PROBLEM TO WORK ON -> Return nothing but the lines from the one with "Clone this chart" through the one with "const pparDriBracket = [2.06, 1.99];" in the data below, word for word and without pictures.

Rows from a dataset of charts and code:
____
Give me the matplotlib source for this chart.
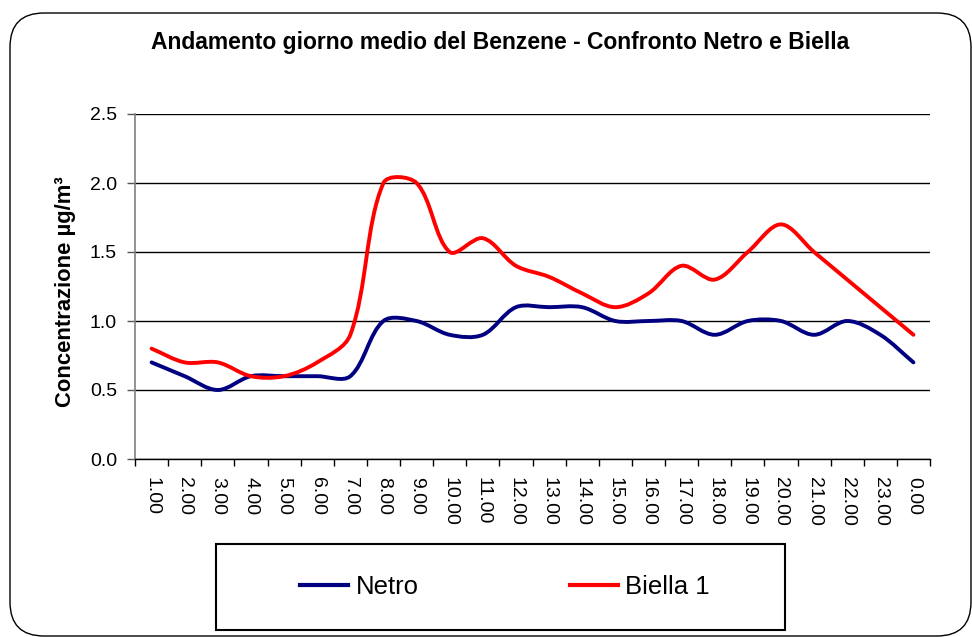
import numpy as np
import matplotlib
matplotlib.use("Agg")
import matplotlib.pyplot as plt
from matplotlib.path import Path
from matplotlib.patches import PathPatch, Rectangle, FancyBboxPatch
from matplotlib.lines import Line2D

plt.rcParams['font.family'] = ['Liberation Sans', 'DejaVu Sans']

hours = ["1.00", "2.00", "3.00", "4.00", "5.00", "6.00", "7.00", "8.00",
         "9.00", "10.00", "11.00", "12.00", "13.00", "14.00", "15.00", "16.00",
         "17.00", "18.00", "19.00", "20.00", "21.00", "22.00", "23.00", "0.00"]
netro = [0.70, 0.60, 0.50, 0.60, 0.60, 0.60, 0.60, 1.00, 1.00, 0.90, 0.90, 1.10,
         1.10, 1.10, 1.00, 1.00, 1.00, 0.90, 1.00, 1.00, 0.90, 1.00, 0.90, 0.70]
biella = [0.80, 0.70, 0.70, 0.60, 0.60, 0.70, 0.90, 2.00, 2.00, 1.50, 1.60, 1.40,
          1.32, 1.20, 1.10, 1.20, 1.40, 1.30, 1.50, 1.70, 1.50, 1.30, 1.10, 0.90]
series_names = ["Netro", "Biella 1"]
colors = ["#000080", "#FF0000"]

W, H = 972, 637
fig = plt.figure(figsize=(W / 100, H / 100), dpi=100)

# outer rounded border
border = FancyBboxPatch((10 / W, 1 / H), (971 - 10) / W, (624 - 1) / H,
                        boxstyle="round,pad=0,rounding_size=0.035",
                        mutation_aspect=W / H, transform=fig.transFigure,
                        facecolor="white", edgecolor="black", lw=1.0, zorder=-10)
fig.patches.append(border)

ax = fig.add_axes([135 / W, 1 - 459 / H, (930 - 135) / W, (459 - 114) / H])
ax.set_facecolor("none")
ax.set_zorder(2)
ax.set_xlim(0.5, len(hours) + 0.5)
ax.set_ylim(0, 2.5)


def smooth_path(xs, ys):
    """Excel-like smoothed line: cubic Bezier segments, tangents weighted by
    neighbouring segment lengths measured on screen."""
    data = np.column_stack([xs, ys]).astype(float)
    pts = ax.transData.transform(data)
    n = len(pts)
    verts = [pts[0]]
    codes = [Path.MOVETO]

    def seglen(a, b):
        return np.hypot(*(pts[b] - pts[a]))

    for i in range(n - 1):
        p1, p2 = pts[i], pts[i + 1]
        L = seglen(i, i + 1)
        if i > 0:
            Lp = seglen(i - 1, i)
            c1 = p1 + (p2 - pts[i - 1]) * L / (3.0 * (Lp + L))
        else:
            c1 = p1 + (p2 - p1) / 3.0
        if i + 2 < n:
            Ln = seglen(i + 1, i + 2)
            c2 = p2 - (pts[i + 2] - p1) * L / (3.0 * (L + Ln))
        else:
            c2 = p2 - (p2 - p1) / 3.0
        verts += [c1, c2, p2]
        codes += [Path.CURVE4] * 3
    verts = ax.transData.inverted().transform(np.array(verts))
    return Path(verts, codes)


x = np.arange(1, len(hours) + 1)
for vals, col in zip([netro, biella], colors):
    patch = PathPatch(smooth_path(x, vals), fill=False, edgecolor=col, lw=2.8,
                      capstyle="round", joinstyle="round", zorder=3)
    ax.add_patch(patch)

ax.set_yticks(np.arange(0, 2.51, 0.5))
ax.set_yticklabels([f"{v:.1f}" for v in np.arange(0, 2.51, 0.5)])
ax.yaxis.grid(True, color="black", lw=1.0)
ax.set_axisbelow(True)

ax.set_xticks(np.arange(0.5, len(hours) + 1, 1.0))
ax.set_xticklabels([])
ax.set_xticks(x, minor=True)
ax.set_xticklabels(hours, minor=True, rotation=-90, fontsize=14)
ax.tick_params(axis="x", which="major", length=5, width=1, color="black", direction="out")
ax.tick_params(axis="x", which="minor", length=0, pad=13)
ax.tick_params(axis="y", which="major", length=6, width=1, color="#555555",
               direction="out", labelsize=14, pad=7)

for s in ["top", "right"]:
    ax.spines[s].set_visible(False)
ax.spines["left"].set_color("#808080")
ax.spines["left"].set_linewidth(1.2)
ax.spines["bottom"].set_color("black")
ax.spines["bottom"].set_linewidth(1.0)

fig.text(500 / W, 1 - 43 / H,
         "Andamento giorno medio del Benzene - Confronto Netro e Biella",
         ha="center", va="center", fontsize=16.5, fontweight="bold")
fig.text(66 / W, 1 - 292 / H, "Concentrazione µg/m³", rotation=90,
         ha="center", va="center", fontsize=15.8, fontweight="bold")

# legend
fig.patches.append(Rectangle((216 / W, 1 - 630 / H), (785 - 216) / W, (630 - 544) / H,
                             transform=fig.transFigure, facecolor="white",
                             edgecolor="black", lw=1.5, zorder=1))
handles = [Line2D([], [], color=c, lw=3) for c in colors]
leg = fig.legend(handles, series_names, loc="center", ncol=2,
                 bbox_to_anchor=(505 / W, 1 - 587 / H), frameon=False,
                 fontsize=18.5, handlelength=1.85, handletextpad=0.3,
                 columnspacing=5.9)
leg.set_zorder(5)

fig.savefig("out.png", dpi=100)
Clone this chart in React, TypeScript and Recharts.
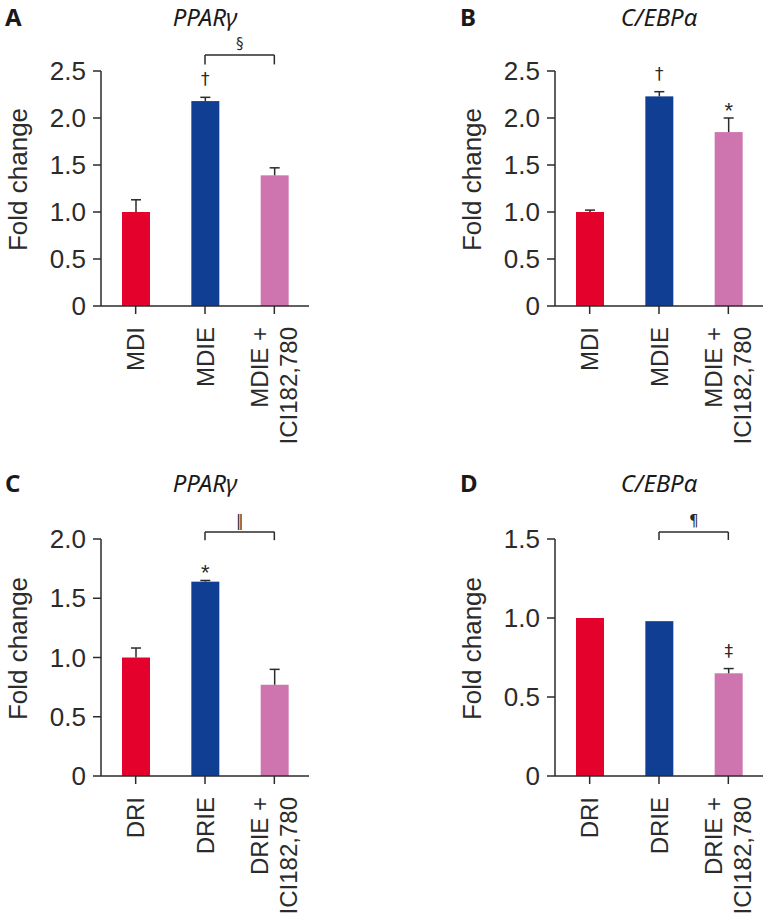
import React from 'react';
import { BarChart, Bar, XAxis, YAxis, ReferenceLine, Cell } from 'recharts';

const RED = '#E4022D';
const BLUE = '#0F3E92';
const PINK = '#CE74AE';
const BAR_COLORS = [RED, BLUE, PINK];
const INK = '#2b2b2b';
const FONT = '"Liberation Sans", Arial, sans-serif';
const TITLE_FONT = '"Noto Sans", "Open Sans", sans-serif';
const SYMBOL_FONT = '"DejaVu Sans", sans-serif';

// A: PPARγ, MDI induction
const mdiGroups = ['MDI', 'MDIE', 'MDIE +\nICI182,780'];
const pparMdiMean = [1.0, 2.18, 1.39];
const pparMdiErr = [0.13, 0.04, 0.08];
const pparMdiMark = ['', '†', ''];
const pparMdiBracket = [2.67, 2.57];

// B: C/EBPα, MDI induction
const cebpMdiMean = [1.0, 2.23, 1.85];
const cebpMdiErr = [0.02, 0.05, 0.15];
const cebpMdiMark = ['', '†', '*'];

// C: PPARγ, DRI induction
const driGroups = ['DRI', 'DRIE', 'DRIE +\nICI182,780'];
const pparDriMean = [1.0, 1.64, 0.77];
const pparDriErr = [0.08, 0.01, 0.13];
const pparDriMark = ['', '*', ''];
const pparDriBracket = [2.06, 1.99];

// D: C/EBPα, DRI induction
const cebpDriMean = [1.0, 0.98, 0.65];
const cebpDriErr = [0, 0, 0.03];
const cebpDriMark = ['', '', '‡'];
const cebpDriBracket = [1.544, 1.494];

const ticksA = [0, 0.5, 1, 1.5, 2, 2.5];
const ticksC = [0, 0.5, 1, 1.5, 2];
const ticksD = [0, 0.5, 1, 1.5];

const buildRows = (groups: string[], mean: number[], err: number[], mark: string[]) =>
  groups.map((g, i) => ({ group: g, mean: mean[i], err: err[i], mark: mark[i] }));

const fmtTick = (v: number) => (v === 0 ? '0' : v.toFixed(1));

const BarWithError = (props: any) => {
  const { x, y, width, height, payload, fill } = props;
  const perUnit = height / payload.mean;
  const errTop = y - payload.err * perUnit;
  const cx = x + width / 2;
  const isStar = payload.mark === '*';
  return (
    <g>
      <rect x={x} y={y} width={width} height={height} fill={fill} />
      {payload.err > 0 && (
        <g stroke={INK} strokeWidth={1.5}>
          <line x1={cx} x2={cx} y1={y} y2={errTop} />
          <line x1={cx - 5} x2={cx + 5} y1={errTop} y2={errTop} />
        </g>
      )}
      {payload.mark && (
        <text
          x={cx}
          y={isStar ? errTop - 0.5 : errTop - 12}
          textAnchor="middle"
          fontSize={isStar ? 22 : 17}
          fontFamily={isStar ? FONT : SYMBOL_FONT}
          fill={INK}
        >
          {payload.mark}
        </text>
      )}
    </g>
  );
};

const XTick = (props: any) => {
  const { x, y, payload } = props;
  const lines = String(payload.value).split('\n');
  const lh = 29;
  return (
    <g>
      {lines.map((t, i) => {
        const bx = x + 8.5 + (i - (lines.length - 1) / 2) * lh;
        const by = y + 11;
        return (
          <text
            key={i}
            x={bx}
            y={by}
            transform={`rotate(-90 ${bx} ${by})`}
            textAnchor="end"
            fontSize={24}
            fontFamily={FONT}
            fill={INK}
          >
            {t}
          </text>
        );
      })}
    </g>
  );
};

const YLabel = (props: any) => {
  const { viewBox, gap } = props;
  const cx = viewBox.x + viewBox.width - gap;
  const cy = viewBox.y + viewBox.height / 2 - 9;
  return (
    <text
      x={cx}
      y={cy}
      transform={`rotate(-90 ${cx} ${cy})`}
      textAnchor="middle"
      dominantBaseline="central"
      fontSize={26}
      fontFamily={FONT}
      fill={INK}
    >
      Fold change
    </text>
  );
};

type PanelProps = {
  letter: string;
  title: string;
  rows: any[];
  left: number;
  top: number;
  height: number;
  yWidth: number;
  marginTop: number;
  marginRight: number;
  xHeight: number;
  ticks: number[];
  bracket?: number[];
  bracketMark?: string;
  letterLeft: number;
  titleTop: number;
};

function Panel(p: PanelProps) {
  const width = 383;
  const plotLeft = p.yWidth;
  const plotWidth = width - p.yWidth - p.marginRight;
  const g = p.rows.map((r) => r.group);
  return (
    <div style={{ position: 'absolute', left: p.left, top: p.top, width, height: p.height }}>
      <div
        style={{
          position: 'absolute',
          left: p.letterLeft,
          top: p.titleTop,
          fontFamily: TITLE_FONT,
          fontWeight: 700,
          fontSize: 24,
          lineHeight: 'normal',
          color: '#1a1a1a',
        }}
      >
        {p.letter}
      </div>
      <div
        style={{
          position: 'absolute',
          left: plotLeft,
          width: plotWidth,
          top: p.titleTop,
          textAlign: 'center',
          fontFamily: TITLE_FONT,
          fontStyle: 'italic',
          fontSize: 24,
          lineHeight: 'normal',
          color: '#1a1a1a',
        }}
      >
        {p.title}
      </div>
      <BarChart
        width={width}
        height={p.height}
        data={p.rows}
        margin={{ top: p.marginTop, right: p.marginRight, bottom: 4, left: 0 }}
        barCategoryGap={0}
        style={{ position: 'absolute', left: 0, top: 0 }}
      >
        <XAxis
          dataKey="group"
          height={p.xHeight}
          interval={0}
          tickSize={8}
          tick={<XTick />}
          axisLine={{ stroke: INK, strokeWidth: 1.5 }}
          tickLine={{ stroke: INK, strokeWidth: 1.5 }}
        />
        <YAxis
          width={p.yWidth}
          domain={[p.ticks[0], p.ticks[p.ticks.length - 1]]}
          ticks={p.ticks}
          tickFormatter={fmtTick}
          tickSize={8}
          tickMargin={7}
          tick={{ fontSize: 26, fontFamily: FONT, fill: INK }}
          axisLine={{ stroke: INK, strokeWidth: 1.5 }}
          tickLine={{ stroke: INK, strokeWidth: 1.5 }}
          label={<YLabel gap={83} />}
        />
        <Bar dataKey="mean" barSize={28} isAnimationActive={false} shape={<BarWithError />}>
          {p.rows.map((r, i) => (
            <Cell key={r.group} fill={BAR_COLORS[i]} />
          ))}
        </Bar>
        {p.bracket && (
          <ReferenceLine
            segment={[
              { x: g[1], y: p.bracket[0] },
              { x: g[2], y: p.bracket[0] },
            ]}
            ifOverflow="visible"
            stroke={INK}
            strokeWidth={1.5}
            label={{
              value: p.bracketMark,
              position: 'top',
              offset: 6,
              fontSize: 15,
              fontFamily: SYMBOL_FONT,
              fill: INK,
            }}
          />
        )}
        {p.bracket && (
          <ReferenceLine
            segment={[
              { x: g[1], y: p.bracket[0] },
              { x: g[1], y: p.bracket[1] },
            ]}
            ifOverflow="visible"
            stroke={INK}
            strokeWidth={1.5}
          />
        )}
        {p.bracket && (
          <ReferenceLine
            segment={[
              { x: g[2], y: p.bracket[0] },
              { x: g[2], y: p.bracket[1] },
            ]}
            ifOverflow="visible"
            stroke={INK}
            strokeWidth={1.5}
          />
        )}
      </BarChart>
    </div>
  );
}

export default function App() {
  return (
    <div style={{ position: 'absolute', left: 0, top: 0, width: 766, height: 914, background: '#fff' }}>
      <Panel
        letter="A"
        title="PPARγ"
        rows={buildRows(mdiGroups, pparMdiMean, pparMdiErr, pparMdiMark)}
        left={0}
        top={0}
        height={460}
        yWidth={101}
        marginTop={71}
        marginRight={74}
        xHeight={150}
        ticks={ticksA}
        bracket={pparMdiBracket}
        bracketMark="§"
        letterLeft={5}
        titleTop={0}
      />
      <Panel
        letter="B"
        title="C/EBPα"
        rows={buildRows(mdiGroups, cebpMdiMean, cebpMdiErr, cebpMdiMark)}
        left={383}
        top={0}
        height={460}
        yWidth={172}
        marginTop={71}
        marginRight={3}
        xHeight={150}
        ticks={ticksA}
        letterLeft={77}
        titleTop={0}
      />
      <Panel
        letter="C"
        title="PPARγ"
        rows={buildRows(driGroups, pparDriMean, pparDriErr, pparDriMark)}
        left={0}
        top={440}
        height={474}
        yWidth={101}
        marginTop={99}
        marginRight={74}
        xHeight={134}
        ticks={ticksC}
        bracket={pparDriBracket}
        bracketMark="‖"
        letterLeft={5}
        titleTop={26}
      />
      <Panel
        letter="D"
        title="C/EBPα"
        rows={buildRows(driGroups, cebpDriMean, cebpDriErr, cebpDriMark)}
        left={383}
        top={440}
        height={474}
        yWidth={172}
        marginTop={99}
        marginRight={3}
        xHeight={134}
        ticks={ticksD}
        bracket={cebpDriBracket}
        bracketMark="¶"
        letterLeft={77}
        titleTop={26}
      />
    </div>
  );
}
____
TASK RESULT ->
Clone this chart in React, TypeScript and Recharts.
import React from 'react';
import { BarChart, Bar, XAxis, YAxis, ReferenceLine, Cell } from 'recharts';

const RED = '#E4022D';
const BLUE = '#0F3E92';
const PINK = '#CE74AE';
const BAR_COLORS = [RED, BLUE, PINK];
const INK = '#2b2b2b';
const FONT = '"Liberation Sans", Arial, sans-serif';
const TITLE_FONT = '"Noto Sans", "Open Sans", sans-serif';
const SYMBOL_FONT = '"DejaVu Sans", sans-serif';

// A: PPARγ, MDI induction
const mdiGroups = ['MDI', 'MDIE', 'MDIE +\nICI182,780'];
const pparMdiMean = [1.0, 2.18, 1.39];
const pparMdiErr = [0.13, 0.04, 0.08];
const pparMdiMark = ['', '†', ''];
const pparMdiBracket = [2.67, 2.57];

// B: C/EBPα, MDI induction
const cebpMdiMean = [1.0, 2.23, 1.85];
const cebpMdiErr = [0.02, 0.05, 0.15];
const cebpMdiMark = ['', '†', '*'];

// C: PPARγ, DRI induction
const driGroups = ['DRI', 'DRIE', 'DRIE +\nICI182,780'];
const pparDriMean = [1.0, 1.64, 0.77];
const pparDriErr = [0.08, 0.01, 0.13];
const pparDriMark = ['', '*', ''];
const pparDriBracket = [2.06, 1.99];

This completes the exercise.